Il y a ceux qui s’autorisent enfin à « souffler ». Et ceux qui savent qu’il va falloir « tout recommencer » : 10 à 15 % des proviseurs ont fait le choix, face au mouvement de contestation inédit qui a concerné, ces dernières semaines, la passation des premières épreuves du « bac Blanquer », de reporter la session. Un tiers n’a pas encore donné le coup d’envoi, ayant jusqu’à la mi-mars pour le faire. Mais pour les deux tiers des établissements qui ont déjà convoqué ces épreuves communes de contrôle continu – les E3C, valant pour 30 % de la note finale du baccalauréat réformé –, l’heure d’un premier bilan a sonné.
Bilan positif, martèle-t-on au ministère de l’éducation, où l’on estime la contestation enseignante et lycéenne circonscrite à « certains lycées » de « certaines académies » – comme Paris, Clermont-Ferrand, Créteil… –, quand d’autres, à l’image d’Orléans-Tours ou d’Amiens, n’ont guère fait parler d’elles.
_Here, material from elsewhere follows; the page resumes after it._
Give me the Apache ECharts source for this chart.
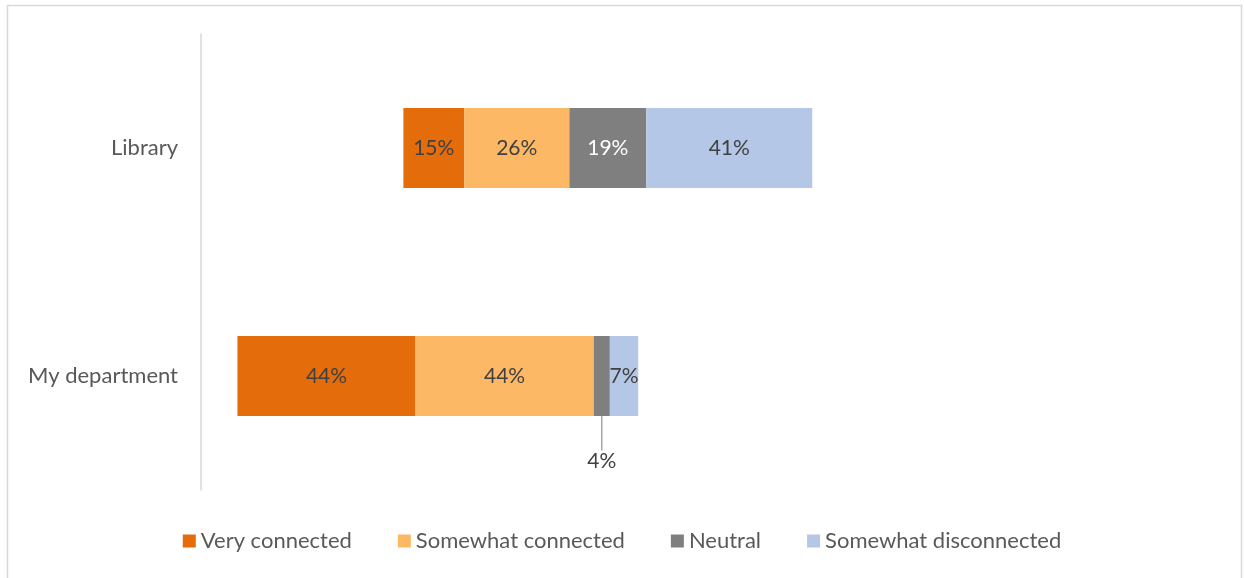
<!DOCTYPE html>
<html>
<head>
<meta charset="utf-8">
<script src="https://cdn.jsdelivr.net/npm/echarts@6/dist/echarts.min.js"></script>
<style>
  html, body { margin: 0; padding: 0; background: #ffffff; }
  #chart { width: 1244px; height: 578px; }
</style>
</head>
<body>
<div id="chart"></div>
<script>
// Sense of connection, by group (percent of respondents)
const categories = ['Library', 'My department'];
const seriesNames = ['Very connected', 'Somewhat connected', 'Neutral', 'Somewhat disconnected'];
const veryConnected = [15, 44];
const somewhatConnected = [26, 44];
const neutral = [19, 4];
const somewhatDisconnected = [41, 7];
// invisible lead-in so the bars sit around the neutral midpoint
const spacer = [50, 9];

const colors = ['#E46C0A', '#FCB865', '#7F7F7F', '#B4C7E7'];
const FONT = 'Lato, "Open Sans", sans-serif';

const chart = echarts.init(document.getElementById('chart'), null, { renderer: 'canvas' });

function segment(name, values, color, labelColor) {
  return {
    name: name,
    type: 'bar',
    stack: 'total',
    barWidth: 80,
    data: values.map(v => ({ value: v })),
    itemStyle: { color: color },
    label: {
      show: true,
      position: 'inside',
      formatter: p => p.value + '%',
      color: labelColor,
      fontFamily: FONT,
      fontSize: 21
    },
    emphasis: { disabled: true }
  };
}

const neutralSeries = segment(seriesNames[2], neutral, colors[2], '#FFFFFF');
// the narrow neutral slice in "My department" takes its label below, with a leader line
neutralSeries.data[1] = {
  value: neutral[1],
  label: { color: '#404040', padding: [14, 0, 0, 0] },
  labelLine: { show: true, lineStyle: { color: '#A6A6A6', width: 1.5 } }
};
neutralSeries.labelLayout = function (params) {
  if (params.dataIndex === 1) {
    return { dy: 85 };
  }
  return {};
};

const option = {
  backgroundColor: '#ffffff',
  animation: false,
  graphic: [{
    type: 'rect',
    shape: { x: 7.5, y: 5.5, width: 1234, height: 580 },
    style: { fill: 'none', stroke: '#D9D9D9', lineWidth: 1.5 },
    silent: true
  }],
  grid: { left: 201, right: 31, top: 34, bottom: 88, containLabel: false },
  xAxis: {
    type: 'value',
    min: 0,
    max: 250,
    show: false
  },
  yAxis: {
    type: 'category',
    data: categories,
    inverse: true,
    axisLine: { show: true, lineStyle: { color: '#D9D9D9', width: 1.5 } },
    axisTick: { show: false },
    axisLabel: { color: '#595959', fontFamily: FONT, fontSize: 22, margin: 23 }
  },
  legend: {
    data: seriesNames,
    bottom: 21,
    left: 'center',
    itemWidth: 13,
    itemHeight: 13,
    itemGap: 46,
    icon: 'rect',
    textStyle: { color: '#595959', fontFamily: FONT, fontSize: 22 },
    selectedMode: false
  },
  series: [
    {
      name: 'spacer',
      type: 'bar',
      stack: 'total',
      barWidth: 80,
      data: spacer,
      itemStyle: { color: 'transparent' },
      label: { show: false },
      emphasis: { disabled: true },
      silent: true
    },
    segment(seriesNames[0], veryConnected, colors[0], '#404040'),
    segment(seriesNames[1], somewhatConnected, colors[1], '#404040'),
    neutralSeries,
    segment(seriesNames[3], somewhatDisconnected, colors[3], '#404040')
  ]
};

chart.setOption(option);
</script>
</body>
</html>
« Là où personne ne crée de désordre, les choses se passent tout à fait normalement », a assuré Jean-Michel Blanquer mercredi 5 février lors des questions en séance publique au Sénat. Bousculé par des sénateurs de gauche, comme il l’avait été la veille par des députés à l’Assemblée, le ministre de l’éducation a fait valoir de nouvelles statistiques : 85 % des établissements où les élèves de 1re ont composé n’ont pas connu de perturbations (« rien de majeur, en tout cas », précise-t-on dans l’entourage du ministre). Plus de un million de copies – sur 1,7 million attendues – ont d’ores et déjà été numérisées en vue de leur correction.
Mais la démonstration par les chiffres peut-elle suffire à convaincre de la bonne marche de la réforme ? Pour les proviseurs comme pour les enseignants mobilisés qui n’ont cessé de réclamer le report ou l’annulation des épreuves communes de contrôle continu (E3C), elle a atteint ses limites. Dans leur bouche, la même petite phrase revient : « Les épreuves sont passées, ça ne veut pas dire que la réforme du bac passe. » D’autant qu’une deuxième session d’E3C est prévue entre avril et mai (la troisième et dernière session n’intervenant qu’à la fin de la terminale).
« Du jamais-vu »
« Au vu de nos remontées, nous pouvons affirmer que 87 % des lycées qui ont composé ont passé le cap des premières épreuves, reconnaît Philippe Vincent, porte-parole du SNPDEN-UNSA, syndicat majoritaire parmi les personnels de direction. Mais les statistiques ne disent pas tout : je ne connais pas d’établissement dont l’équipe de direction ne s’est pas interrogée sur sa capacité à organiser l’examen, souligne ce proviseur à Aix-en-Provence (Bouches-du-Rhône). Et presque la moitié a eu à surmonter des appels à la grève, aux blocages ou au boycott. » Avec parfois des dérapages : quarante-cinq personnels de direction ont été victimes d’insultes, d’agressions ou de menaces, affirme-t-il. « Du jamais-vu », selon lui.